Dawson stared at them blankly for what may have been a minute, though it easily could have been two. A stray thought wandered through his head, wondering about the blue motif in the damnedest places. "So…um…" He shook himself. "How is that possible? It's kind of big for a time machine, isn't it?" All those TV series and movies didn't know the half of it, if a room-ship-needed to be this big in order to work.

A couple of guys in Joe's platoon had tats. They were daggers or roses with girl's names on banners. Bancroft was into abstract designs.

Joe spent a moment studying it, but he still didn't have a clue what it was or why he was being shown it. He shrugged. "What the hell is that?"

"It's a symbol." Bancroft paused again as he looked around. "It means I belong to an organization called the Watchers."

"It's bigger on the inside," said Martha.

"Uh-huh. So, what?" Joe asked. "You're from the future, when time travel is possible or something?"

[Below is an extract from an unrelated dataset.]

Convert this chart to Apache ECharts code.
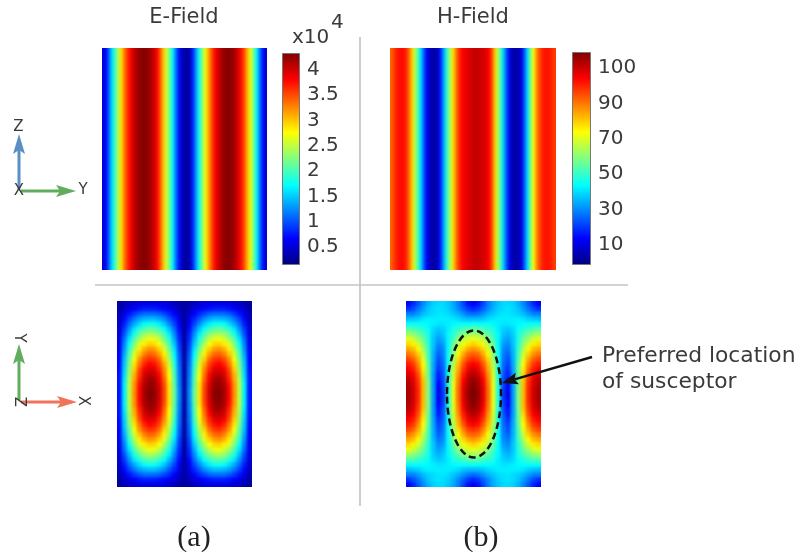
<!DOCTYPE html>
<html>
<head>
<meta charset="utf-8">
<style>html,body{margin:0;padding:0;background:#fff}#c{width:798px;height:556px;filter:blur(0.5px)}</style>
<script src="https://cdn.jsdelivr.net/npm/echarts@6/dist/echarts.min.js"></script>
</head>
<body>
<div id="c"></div>
<script>
// Top row: field magnitude across the width of the slab (the field does not vary along Z)
const eYProfile = [0.5,0.7,1.15,1.6,2.0,2.45,2.9,3.3,3.6,3.8,4.0,4.15,4.25,4.3,4.3,4.25,4.15,4.0,3.8,3.45,3.05,2.6,2.2,1.75,1.25,0.8,0.5,0.3,0.25,0.45,0.85,1.35,1.8,2.25,2.7,3.1,3.45,3.75,3.95,4.1,4.25,4.3,4.3,4.25,4.15,3.95,3.75,3.5,3.1,2.7,2.25,1.75,1.25,0.8,0.5];
const hYProfile = [92,97,101,103,103,100,92,80,66,52,39,25,13,6,3,4,9,22,37,52,66,79,91,99,104,106,108,109,111,111,110,109,107,104,95,80,65,50,36,22,10,5,3,5,10,25,40,58,73,87,95,100,102,102,100,97];

// Bottom row: top-left quarter of each field, percent of colour range (the field is mirrored about both centre lines)
const eQuarter = [
[3,5,7,8,9,10,10,10,10,9,8,6,4,3],
[4,7,10,12,14,15,15,15,14,13,11,9,6,3],
[5,10,14,18,21,23,23,23,22,19,16,12,8,3],
[6,13,19,24,28,30,31,31,29,26,21,16,10,3],
[7,15,23,29,34,38,39,39,36,32,26,19,11,3],
[8,18,27,35,41,45,47,46,43,38,31,23,13,3],
[9,20,31,40,47,52,54,53,50,44,36,26,15,3],
[10,23,35,45,53,58,61,60,56,49,40,29,16,3],
[10,25,38,50,59,64,67,66,62,54,44,32,18,3],
[11,27,42,54,64,70,73,72,67,59,48,35,19,3],
[12,29,45,58,68,75,78,77,72,64,52,37,21,3],
[12,31,47,61,73,80,83,82,77,67,55,39,22,3],
[13,32,50,65,76,84,88,86,81,71,58,41,23,3],
[13,33,52,67,80,88,91,90,84,74,60,43,24,3],
[14,34,53,70,82,91,94,93,87,76,62,44,24,3],
[14,35,55,71,84,93,97,96,89,78,63,45,25,3],
[14,36,56,73,86,95,98,97,91,80,65,46,25,3],
[14,36,56,73,87,96,99,98,92,81,65,47,26,3],
[14,36,56,74,87,96,100,99,92,81,65,47,26,3]];
const hQuarter = [
[12,16,21,26,30,33,34,34,32,29,25,19,14,11],
[17,20,24,28,32,34,35,34,33,30,26,22,18,16],
[25,25,28,31,33,34,35,35,34,32,30,27,24,23],
[31,32,33,35,36,36,36,36,36,35,34,32,31,31],
[38,38,38,38,37,36,35,35,36,37,38,38,38,39],
[46,45,43,41,38,34,32,33,36,40,42,44,46,46],
[53,51,48,44,40,33,30,32,37,42,46,50,53,53],
[60,58,53,48,40,32,28,30,37,44,51,56,59,60],
[66,64,58,51,41,32,26,28,37,47,55,61,65,67],
[71,69,63,54,43,31,24,26,38,49,59,66,71,73],
[76,73,67,57,44,30,22,25,38,51,62,71,77,78],
[81,78,71,60,45,30,20,24,39,53,66,75,81,83],
[85,82,74,62,47,29,19,23,39,55,69,79,86,88],
[88,85,77,64,48,29,17,22,39,57,71,82,89,92],
[91,88,80,66,48,28,15,21,39,58,73,85,92,95],
[94,90,82,68,49,28,14,20,40,59,75,87,95,97],
[95,91,83,69,50,28,12,19,40,60,76,89,96,99],
[96,92,84,69,50,28,11,18,40,60,77,90,97,100],
[96,92,84,69,50,28,10,18,40,60,77,90,98,100]];

const eTicks = [0.5,1,1.5,2,2.5,3,3.5,4];
const hTicks = [10,30,50,70,90,110];
const hTickLabels = ["10","30","50","70","90","100"];
const eRange = [0.144,4.336];
const hRange = [-1.3,119];

const jet = ['#00007f','#0000ff','#0080ff','#00ffff','#80ff80','#ffff00','#ff8000','#ff0000','#7f0000'];
const text = '#3a3a3a', sans = '"DejaVu Sans"';

const mirror = q => { const rows = q.map(r => r.concat(r.slice(0,-1).reverse())); return rows.concat(rows.slice(0,-1).reverse()); };
const cells = m => m.flatMap((r,j) => r.map((v,i) => [i,j,v]));
const strip = p => p.map((v,i) => [i,0,v]);
const idx = n => Array.from({length:n},(_,i)=>i);

const grids = [
  {left:102,top:48,width:165,height:222},
  {left:390,top:48,width:166,height:222},
  {left:117,top:301,width:135,height:186},
  {left:406,top:301,width:135,height:186},
  {left:282,top:53,width:18,height:212},
  {left:572,top:52,width:19,height:213}
];
const heatData = [strip(eYProfile), strip(hYProfile), cells(mirror(eQuarter)), cells(mirror(hQuarter))];
const xAxis = [], yAxis = [], series = [], visualMap = [];
heatData.forEach((d,k) => {
  const nx = Math.max(...d.map(c=>c[0]))+1, ny = Math.max(...d.map(c=>c[1]))+1;
  xAxis.push({gridIndex:k,type:'category',data:idx(nx),show:false});
  yAxis.push({gridIndex:k,type:'category',data:idx(ny),show:false});
  // a crisp copy below and a softened copy above, so the smoothing never fades towards the white page
  [0,1].forEach(z => series.push({type:'heatmap',zlevel:z,xAxisIndex:k,yAxisIndex:k,data:d,itemStyle:{borderWidth:0},emphasis:{disabled:true},progressive:0}));
  const range = k===0?eRange:k===1?hRange:[0,100];
  visualMap.push({show:false,seriesIndex:[2*k,2*k+1],dimension:2,min:range[0],max:range[1],inRange:{color:jet}});
});
const gradient = {type:'linear',x:0,y:1,x2:0,y2:0,colorStops:jet.map((c,i)=>({offset:i/8,color:c}))};
[[eRange,eTicks,v=>String(v)],[hRange,hTicks,v=>hTickLabels[hTicks.indexOf(v)]]].forEach((b,n) => {
  const k = 4+n;
  xAxis.push({gridIndex:k,type:'category',data:['scale'],show:false});
  yAxis.push({gridIndex:k,type:'value',position:'right',min:b[0][0],max:b[0][1],startValue:b[0][0],splitLine:{show:false},
    axisLine:{show:false},
    axisTick:{show:true,inside:true,length:3,customValues:b[1],lineStyle:{color:'#555'}},
    axisLabel:{customValues:b[1],formatter:b[2],margin:7,color:text,fontFamily:sans,fontSize:20}});
  series.push({type:'bar',xAxisIndex:k,yAxisIndex:k,data:[b[0][1]],barWidth:'100%',silent:true,
    itemStyle:{color:gradient,borderColor:'#777',borderWidth:1}});
});

const T = (x,y,s,o={}) => ({type:'text',z:100,zlevel:2,x,y,rotation:o.rot||0,style:{text:s,fill:o.fill||text,
  fontFamily:o.font||sans,fontSize:o.size||20,align:o.align||'center',verticalAlign:o.va||'middle'}});
const L = (x1,y1,x2,y2,c,w) => ({type:'line',z:100,zlevel:2,shape:{x1,y1,x2,y2},style:{stroke:c,lineWidth:w}});
function arrow(x1,y1,x2,y2,c,w,len,hw,notch){
  const d=Math.hypot(x2-x1,y2-y1),ux=(x2-x1)/d,uy=(y2-y1)/d,nx=-uy,ny=ux;
  const P=(a,b)=>[x2-ux*a+nx*b,y2-uy*a+ny*b];
  return [L(x1,y1,x2-ux*(len-notch),y2-uy*(len-notch),c,w),
    {type:'polygon',z:100,zlevel:2,shape:{points:[P(0,0),P(len,hw),P(len-notch,0),P(len,-hw)]},style:{fill:c}}];
}
// white frame that trims the softened layer back to each panel's edge
const frame = grids.slice(0,4).flatMap(g => {
  const m = 6, R = (x,y,width,height) => ({type:'rect',z:50,zlevel:2,shape:{x,y,width,height},style:{fill:'#fff'}});
  return [R(g.left-m,g.top-m,g.width+2*m,m),R(g.left-m,g.top+g.height,g.width+2*m,m),
          R(g.left-m,g.top,m,g.height),R(g.left+g.width,g.top,m,g.height)];
});
const blue='#5b8fc4',green='#62ac5e',red='#f1745a',dark='#111';
const graphic = [
  ...frame,
  L(360,37,360,506,'#bdbdbd',1.5), L(95,285,628,285,'#c4c4c4',1.5),
  T(184,18,'E-Field',{size:21}), T(473,18,'H-Field',{size:21}),
  T(292,38,'x10',{align:'left',size:20}), T(331,23,'4',{align:'left',size:20}),
  ...arrow(19,189,19,134,blue,3,20,6,4),
  ...arrow(21,191,76,191,green,3,20,6,4),
  T(18.5,127,'Z',{size:15}), T(19,191,'X',{size:15}), T(83,190,'Y',{size:15}),
  ...arrow(19,400,19,344,green,3,20,6,4),
  ...arrow(21,402,77,402,red,3,20,6,4),
  T(19,338,'Y',{size:15,rot:-Math.PI/2}), T(19,402,'Z',{size:15,rot:-Math.PI/2}), T(83,401,'X',{size:15,rot:-Math.PI/2}),
  {type:'ellipse',z:100,zlevel:2,shape:{cx:474,cy:394,rx:27,ry:63.5},style:{fill:'transparent',stroke:dark,lineWidth:2.5,lineDash:[7,4]}},
  ...arrow(592,357,502,383,dark,2.5,16,6,3),
  T(602,356,'Preferred location',{align:'left',size:21.8}),
  T(602,382,'of susceptor',{align:'left',size:21.8}),
  T(194,538,'(a)',{font:'"Liberation Serif"',size:30,fill:'#222'}),
  T(481,538,'(b)',{font:'"Liberation Serif"',size:30,fill:'#222'})
];

const chart = echarts.init(document.getElementById('c'),null,{renderer:'canvas'});
chart.setOption({animation:false,backgroundColor:'#fff',tooltip:{show:false},grid:grids,xAxis,yAxis,visualMap,series,graphic});
const soften = () => document.querySelectorAll('#c canvas[data-zr-dom-id="zr_1"]').forEach(c => { c.style.filter = 'blur(1.6px)'; });
soften(); chart.on('finished', soften);
</script>
</body>
</html>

Again, Joe asked the obvious question. "Watchin' who?"

Again, Bancroft looked around. "Those that can't die, like Sergeant Cord."

"Or something." The Doctor stood absolutely still. Speaking as seriously as Ian Bancroft had all those years ago, he said, "She's from another world. So am I."

Rationality ran back to the fore and started shouting denials in his overwhelmed thoughts. This would be where his entire world changed, again.